Ardavirâfnâme görünüşte Sasani döneminde diriliş ve kalkınma faaliyetlerine dair bilgileri ve hayata fizik ötesinde evrende yaşanacak olanları tasvir etmesi açısından dikkat çekicidir.
Ardavirâfnâme, gerçekte rüya âleminde cennet, cehennem ve berzah âlemlerine yapılmış yolculukta görülenleri Mazdacı inanç ile yorumlayan tek Pehlevice kaynaktır.

Eserde Ardavirâf’ın metafizik dünyaya yaptığı ruhsal yolculuk anlatılır. Hikayeye göre: Ardavirâf adlı din adamı olan magi, ömrü boyunca hiç günah işlemediği için din adamlarından oluşan bir kurul tarafından Ahura Mazda ile görüşmeye gönderilir. Meng ismindeki bir içecekten üç kadeh içtikten ve kendi vasiyetini yaptıktan sonra uykuya dalar. Yedi gün ve yedi gece boyunca Kutsal Surûş ve Tanrı Azer’in (Xızır) eşliğinde önce Cennet’i ve sonra sırasıyla Araf ve Cehennem bölgelerini gezer. Burada iyilerin iyiliklerinin Cennet’teki karşılığı, günahı ve sevabı eşit olanların Araf’taki durumu ve günahkârların her bir günahının Cehennem’deki durumu hakkında bilgi edinir ve daha sonra yolculuğundan döner.

Miracnâme-yi Ardaviraf adıyla da anılan orijinal metni Pehlevî dilinde kaleme alınmış olan eser, İslam inanışındaki birtakım değerlerle benzerlik göstermesi açısından oldukça dikkat çekicidir. Dil özelliklerinin yanı sıra dini ve tarihi önemi de oldukça büyüktür. Bu yüzden ünlü batılı araştırmacılar tarafından üzerinde çalışmalar yapılmıştır.

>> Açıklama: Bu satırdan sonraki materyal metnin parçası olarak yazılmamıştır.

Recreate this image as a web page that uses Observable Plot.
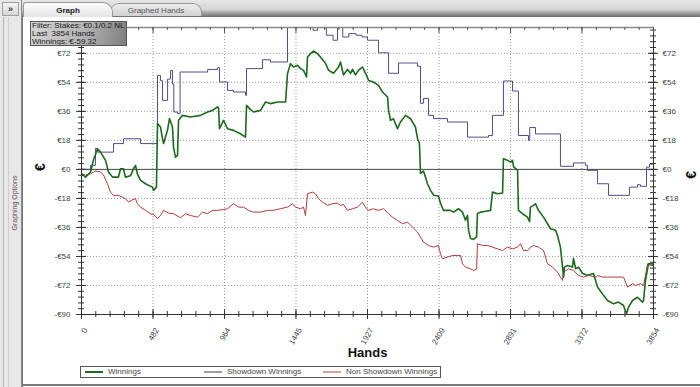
<!DOCTYPE html>
<html><head><meta charset="utf-8">
<script src="https://cdn.jsdelivr.net/npm/d3@7"></script>
<script src="https://cdn.jsdelivr.net/npm/@observablehq/plot@0.6"></script>
<style>
body{margin:0;width:700px;height:387px;overflow:hidden;background:#fff;font-family:"Liberation Sans",Arial,sans-serif;}
#root{position:relative;width:700px;height:387px;overflow:hidden;background:#fff;}
.abs{position:absolute;}
#chart svg{position:absolute;left:0;top:0;}
#filter div{white-space:pre;}
</style></head><body><div id="root">
<div class="abs" style="left:0;top:0;width:22px;height:387px;background:#e7e7e7;border-right:1px solid #8a8a8a;box-sizing:border-box;"></div>
<div class="abs" style="left:3px;top:17px;width:1px;height:370px;background:#b5b5b5;"></div>
<div class="abs" style="left:8px;top:17px;width:1px;height:370px;background:#cfcfcf;"></div>
<div class="abs" style="left:2px;top:2px;width:17px;height:14px;background:linear-gradient(#f4f4f4,#d6d6d6);border:1px solid #a0a0a0;box-sizing:border-box;font-size:9px;font-weight:bold;color:#333;text-align:center;line-height:12px;">»</div>
<div class="abs" style="left:14px;top:203px;transform:translate(-50%,-50%) rotate(-90deg);font-size:7px;color:#555;white-space:nowrap;">Graphing Options</div>
<div class="abs" style="left:22px;top:0;width:678px;height:17px;background:linear-gradient(#e6e6e6 0%,#d6d6d6 55%,#9a9a9a 80%,#6e6e6e 100%);"></div>
<div class="abs" style="left:110px;top:3px;width:92px;height:13px;background:linear-gradient(#ececec,#d2d2d2);border:1px solid #9a9a9a;border-bottom:none;border-radius:9px 9px 0 0;box-sizing:border-box;font-size:8px;color:#555;text-align:center;line-height:13px;">Graphed Hands</div>
<div class="abs" style="left:23px;top:2px;width:90px;height:15px;background:linear-gradient(#fdfdfd,#e4e4e4);border:1px solid #9a9a9a;border-bottom:none;border-radius:3px 10px 0 0;box-sizing:border-box;font-size:8px;font-weight:bold;color:#222;text-align:center;line-height:15px;">Graph</div>
<div class="abs" style="left:22px;top:17px;width:1px;height:370px;background:#777;"></div>
<div class="abs" style="left:22px;top:384px;width:678px;height:2px;background:#7a7a7a;"></div>
<div id="chart"></div>
<div class="abs" id="filter" style="left:30px;top:21px;width:97px;height:25px;background:linear-gradient(100deg,#d4d4d4 0%,#b4b4b4 55%,#7e7e7e 100%);border:1px solid #555;box-sizing:border-box;font-size:8px;line-height:8.2px;color:#1a1a1a;padding:0 0 0 1px;white-space:nowrap;overflow:hidden;">
<div id="f1"></div><div id="f2"></div><div id="f3"></div></div>
<div class="abs" id="legend" style="left:80px;top:366px;width:361px;height:12px;border:1px solid #555;box-sizing:border-box;background:#fff;"></div>
</div>
<script>
// ---- data ----
const filterLines = ["Filter: Stakes: €0.1/0.2 NL", "Last  3854 Hands", "Winnings: €-59.32"];
const seriesNames = ["Winnings", "Showdown Winnings", "Non Showdown Winnings"];
const xTickLabels = [0, 482, 964, 1445, 1927, 2409, 2891, 3372, 3854];
const yTickLabels = [-90, -72, -54, -36, -18, 0, 18, 36, 54, 72];
const xTitle = "Hands";
const yTitle = "€";

// [hands, euros]
const winnings = [[0,-2.7],[27,-4.8],[61,-1.6],[81,6],[108,12.8],[128,10.7],[162,5.6],[182,-1.6],[209,-4.8],[249,-4.8],[263,0.4],[283,0.4],[296,-4.8],[330,-4],[350,0.4],[364,2.5],[377,-3],[398,-6.8],[431,-8.9],[451,-9.9],[478,-11],[485,-13],[505,-11],[512,28.4],[532,26.3],[546,19],[553,16],[579,24.2],[593,31.5],[613,26.3],[620,13.8],[633,7.6],[647,8.7],[654,30.4],[681,33.5],[734,32.5],[802,33.5],[849,35.6],[883,36.6],[916,38.7],[923,38.3],[930,25.2],[957,30.4],[984,25.2],[1024,24.2],[1071,22.1],[1105,20],[1112,39.7],[1132,37.7],[1159,35.6],[1206,36.6],[1240,41.8],[1273,40.8],[1321,41.8],[1375,41.8],[1388,59.4],[1408,65.6],[1428,63.5],[1455,64.6],[1476,62.5],[1496,61.4],[1516,57.3],[1523,69.7],[1543,71.8],[1563,73.4],[1590,71.8],[1610,69.7],[1644,65.8],[1664,61.6],[1698,59.6],[1732,63.5],[1745,66.6],[1765,58.6],[1792,62],[1813,59.6],[1826,62],[1846,58.6],[1866,61.4],[1893,63.5],[1914,59.6],[1934,55.2],[1967,54.2],[2001,52.1],[2028,48],[2062,44.9],[2069,36.6],[2082,30.4],[2102,31.4],[2129,25.2],[2149,29.4],[2183,33.5],[2217,31.4],[2250,26.3],[2264,19.2],[2277,16.1],[2284,-2.5],[2304,-1],[2318,-4.8],[2331,-8.9],[2352,-13],[2372,-16],[2405,-16.5],[2419,-21],[2439,-25.4],[2486,-25.4],[2507,-26.5],[2540,-24.4],[2567,-26.5],[2587,-31.5],[2601,-28.5],[2608,-37.8],[2621,-42.8],[2641,-43.4],[2662,-41.8],[2668,-27.3],[2688,-26.5],[2722,-26],[2756,-25.4],[2769,-14.1],[2803,-15.1],[2837,-14.6],[2843,6.6],[2870,5.6],[2891,4.5],[2904,5.6],[2911,1.7],[2924,0.6],[2938,-0.4],[2944,-25.4],[2971,-27.5],[3005,-29.6],[3019,-32.5],[3025,-23.4],[3046,-22.3],[3059,-21.3],[3079,-25.4],[3113,-29.6],[3140,-33.7],[3160,-36.8],[3194,-37.8],[3207,-41],[3227,-48.2],[3241,-60.6],[3248,-66.8],[3254,-60.6],[3275,-59.6],[3308,-60.6],[3315,-55.2],[3329,-61.6],[3349,-60.6],[3376,-64.6],[3409,-65.6],[3450,-64.6],[3463,-68.8],[3477,-73],[3510,-77.2],[3544,-81.3],[3585,-83.4],[3618,-82.3],[3652,-84.4],[3672,-89.5],[3686,-85.4],[3713,-81.3],[3746,-79.3],[3780,-82.3],[3787,-81.3],[3800,-68.8],[3814,-61.7],[3820,-58.6],[3847,-58.6],[3854,-59.3]];

const showdown = [[0,0],[61,2.5],[94,13],[108,10.7],[216,16],[283,19],[398,16],[512,58.3],[532,55],[546,42.8],[580,56],[600,61.4],[613,53],[622,35.6],[647,34.6],[664,60.4],[850,62],[916,63],[930,54.2],[984,49],[1024,48],[1105,46],[1112,62.5],[1220,68],[1273,66.6],[1388,88],[1515,88],[1560,86.3],[1590,88],[1650,83.2],[1695,80.1],[1725,88],[1760,82.1],[1801,84.2],[1850,83.2],[1890,82.1],[1927,80.1],[2001,72.3],[2069,59.6],[2136,66],[2264,64],[2284,41],[2304,44],[2338,33.5],[2372,31.5],[2466,29.4],[2601,20],[2742,21],[2769,33.5],[2843,54.8],[2904,48.6],[2944,21],[3012,18],[3020,26],[3059,22],[3227,1.9],[3315,4],[3396,2.5],[3409,-0.6],[3477,-8.9],[3551,-16.1],[3692,-11],[3746,-9.5],[3766,-10.5],[3807,1.4],[3827,3.3],[3854,3.3]];

const nonShowdown = [[0,-2.7],[27,-3.5],[61,-2.7],[94,-1],[128,-1.5],[148,-3.5],[175,-8.9],[195,-14.1],[216,-16.1],[249,-16.1],[276,-17.2],[296,-18.2],[317,-20.3],[344,-18.8],[364,-18.2],[377,-21.3],[398,-23.4],[431,-25.4],[465,-27.5],[485,-27.9],[512,-30.6],[532,-28.6],[553,-25.4],[586,-27.1],[620,-27.5],[667,-30],[701,-27.5],[734,-28.6],[782,-29.6],[815,-26.5],[849,-27.5],[883,-25.4],[916,-25.4],[950,-25],[984,-24.4],[1024,-21.3],[1058,-23.4],[1092,-23.4],[1125,-25.4],[1159,-26.5],[1206,-26.5],[1253,-25.4],[1294,-25.4],[1341,-24.4],[1388,-23.4],[1422,-21.3],[1442,-23.4],[1476,-24.4],[1496,-23.4],[1509,-28.6],[1523,-15.1],[1556,-14.1],[1577,-15.1],[1597,-18.2],[1624,-20.3],[1658,-22.3],[1691,-21.3],[1725,-21],[1745,-22.3],[1765,-21.7],[1792,-25.4],[1826,-24.4],[1860,-23.4],[1893,-20.3],[1913,-23.4],[1934,-25.4],[1967,-24.4],[2001,-25.4],[2035,-24.4],[2069,-27.5],[2095,-29.6],[2129,-31.7],[2163,-33.7],[2197,-32.7],[2230,-35.8],[2264,-38.9],[2284,-42],[2304,-45.1],[2338,-47.2],[2372,-48.2],[2405,-47.2],[2419,-52.3],[2432,-55.4],[2466,-54.4],[2500,-53.4],[2533,-53.4],[2554,-53.4],[2567,-58.6],[2587,-60.6],[2621,-61.7],[2641,-62.7],[2662,-61.7],[2668,-46.1],[2702,-47.2],[2736,-47.2],[2769,-48.2],[2803,-49.3],[2837,-50.3],[2870,-48.2],[2904,-49.3],[2938,-48.2],[2958,-46.1],[2978,-50.3],[3005,-50.3],[3025,-48.2],[3046,-47.2],[3079,-48.2],[3113,-50.3],[3140,-58.6],[3174,-60.6],[3207,-63.7],[3227,-66.8],[3241,-68.9],[3248,-63.7],[3281,-61.7],[3315,-62.7],[3349,-65.8],[3383,-66.8],[3416,-65.8],[3463,-66.8],[3477,-65.8],[3510,-66.8],[3544,-66.8],[3585,-66.8],[3618,-66.8],[3652,-66.8],[3679,-73],[3713,-70.9],[3733,-72],[3766,-70.9],[3787,-72],[3800,-65.8],[3814,-58.6],[3834,-59.6],[3854,-59.6]];

const colors = ["#1c6a1c", "#4e4e8c", "#b03a3a"];
const legendColors = ["#1c6a1c", "#9c9cb4", "#d9a0a0"];

// ---- chrome text ----
document.getElementById("f1").textContent = filterLines[0];
document.getElementById("f2").textContent = filterLines[1];
document.getElementById("f3").textContent = filterLines[2];

const legend = document.getElementById("legend");
const legendX = [4, 123, 242];
seriesNames.forEach((n, i) => {
  const line = document.createElement("div");
  line.className = "abs";
  line.style.cssText = `left:${legendX[i]}px;top:4px;width:18px;height:1.5px;background:${legendColors[i]};`;
  legend.appendChild(line);
  const t = document.createElement("div");
  t.className = "abs";
  t.style.cssText = `left:${legendX[i] + 23}px;top:0px;font-size:8px;line-height:10px;color:#444;white-space:nowrap;`;
  t.textContent = n;
  legend.appendChild(t);
});

// ---- chart ----
const xMax = 3854, yMin = -90, yMax = 88;
const xMinor = d3.range(0, xMax + 1, xMax / 40);
const yMinor = d3.range(yMin, yMax, 3.6);
const fmt = v => v < 0 ? "-€" + (-v) : "€" + v;
const gridY = yTickLabels.filter(v => v !== 0 && v !== yMin);
const gridX = xTickLabels.filter(v => v !== 0 && v !== xMax);

const chart = Plot.plot({
  width: 700, height: 387,
  marginLeft: 81, marginRight: 47, marginTop: 27, marginBottom: 73,
  style: {fontFamily: "Liberation Sans, Arial, sans-serif", fontSize: "8px", background: "transparent", overflow: "visible"},
  x: {domain: [0, xMax], axis: null},
  y: {domain: [yMin, yMax], axis: null},
  marks: [
    Plot.ruleX(gridX, {x: d => d, stroke: "#9a9a9a", strokeDasharray: "1,2", strokeWidth: 1}),
    Plot.ruleY(gridY, {y: d => d, stroke: "#9a9a9a", strokeDasharray: "1,2", strokeWidth: 1}),
    Plot.ruleY([0], {y: d => d, stroke: "#444", strokeWidth: 1}),
    Plot.line(nonShowdown, {x: d => d[0], y: d => d[1], stroke: colors[2], strokeWidth: 1, clip: true}),
    Plot.line(showdown, {x: d => d[0], y: d => d[1], stroke: colors[1], strokeWidth: 1, curve: "step-after", clip: true}),
    Plot.line(winnings, {x: d => d[0], y: d => d[1], stroke: colors[0], strokeWidth: 1.6, clip: true}),
    // frame lines
    Plot.ruleY([yMax], {y: d => d, stroke: "#8a8a8a", strokeWidth: 1.5}),
    Plot.ruleY([yMin], {y: d => d, stroke: "#333", strokeWidth: 1}),
    Plot.ruleX([0, xMax], {x: d => d, stroke: "#333", strokeWidth: 1}),
    // y ticks (crossing both vertical axes)
    ...[0, xMax].flatMap(ax => [
      Plot.ruleY(yTickLabels, {y: d => d, x1: () => ax, x2: () => ax, insetLeft: -5, insetRight: -5, stroke: "#333"}),
      Plot.ruleY(yMinor, {y: d => d, x1: () => ax, x2: () => ax, insetLeft: -3, insetRight: -3, stroke: "#333"})
    ]),
    // x ticks bottom
    Plot.ruleX(xTickLabels, {x: d => d, y1: () => yMin, y2: () => yMin, insetTop: -5, insetBottom: -5, stroke: "#333"}),
    Plot.ruleX(xMinor, {x: d => d, y1: () => yMin, y2: () => yMin, insetTop: -3, insetBottom: -3, stroke: "#333"}),
    // x ticks top
    Plot.ruleX(xTickLabels, {x: d => d, y1: () => yMax, y2: () => yMax, insetTop: 0, insetBottom: -6, stroke: "#555"}),
    Plot.ruleX(xMinor, {x: d => d, y1: () => yMax, y2: () => yMax, insetTop: 0, insetBottom: -3, stroke: "#555"}),
    // tick labels
    Plot.text(yTickLabels, {y: d => d, frameAnchor: "left", dx: -11, textAnchor: "end", text: fmt, fontSize: 8, fill: "#444"}),
    Plot.text(yTickLabels, {y: d => d, frameAnchor: "right", dx: 9, textAnchor: "start", text: fmt, fontSize: 8, fill: "#444"}),
    Plot.text(xTickLabels, {x: d => d, y: () => yMin, text: d => String(d), rotate: -60, textAnchor: "end", dx: 4, dy: 14, fontSize: 8, fill: "#444"}),
    // titles
    Plot.text([xTitle], {frameAnchor: "bottom", dy: 42, text: d => d, fontSize: 13, fontWeight: "bold", fill: "#111"}),
    Plot.text([yTitle], {frameAnchor: "left", dx: -41, text: d => d, rotate: -90, fontSize: 14, fontWeight: "bold", fill: "#111"}),
    Plot.text([yTitle], {frameAnchor: "right", dx: 38, text: d => d, rotate: -90, fontSize: 14, fontWeight: "bold", fill: "#111"})
  ]
});
document.getElementById("chart").appendChild(chart);
</script>
</body></html>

Anlaşılan, Büyük İskender Avesta ve Zend'i yakınca temel dini kaynaklarını kaybeden Mazda inançlı Doğu Aryan halkı dini gerçekleri yeniden öğrenmek amacıyla sözde Ardavirâf'ı ruhlar alemine gönderir.

Ardavşrafın ruhu Çinvâd Köprüsü'nden geçtikten sonra Surûş ve Tanrı Azer onu ellerinden tutup "Arâf"tan geçirir. Önce cennetin tabakalarını tek tek gezip Hürmüz'ün makamına varan Ardavirâf daha sonra cehennemi ve cehennemliklerin durumunu görür. Günahkârların yaptıkları karşılığında verilen cezaları nasıl çektiklerini izler. Yedi gün yedi gece boyunca süren bütün bu geziden sonra Surûş ve Tanrı Azer onu yine Hürmüz'ün huzuruna getirir. Hürmüz ona "Cehenneme düşmemek için doğruluk ve dinin yolundan gitmelerini" emreder.

Ardavirâf, insanların dünyasına döndüğünde bu gördüklerini anlatır ve bilge bir katip de bütün anlatılanları yazıya geçirir. Eldeki belgeye göre;
Ardavirâfnâme, 101 bölümden oluşur. 1-3. bölümler Ardavirâf'ın sefer hazırlıklarını, 4-15. bölümler Ardavirâf'ın seyahat süresince gözlemleri, cennet ve berzah tasvirlerini, 16-101. bölümler cehennem ve günahkarların tasvirlerini anlatmaktadır.

J. A. Pope tarafından 1816 yılında Londra'da yayınlanan ilk İngilizce çevirisiyle Ardavirâfnâme batı dünyasında da edebiyat çevrelerine ulaşmış, ardından İngilizce ve Fransızca diğer çevirileri yapılmıştır.

Ardavirâf, cennet-cehennem seyahatine çıkan ilk gezgin, Ardavirâfnâme ise, ahiret alemine seyahati, ölümden önce rüyada iken ya da ruhi bir seyahatle cennet ve cehennemi gezme konusunda yazılmış en eski kaynaktır.

Bu eser incelendiğinde Mazda-Ateşperesti inançlı Kürdlerin ve Farsların bu dini bir yerde kopyalayan Müslümanlığa geçişi teorik olarak ne kadar kolay geçildiğini ispatlar.

Bir yerde İslamiyet, Mazda inancın reform edilmiş yeni bir görünümüdür..
Mazda ve Müslüman inançları teorik olarak hala bu benzeşimleri yorumlara açıktır.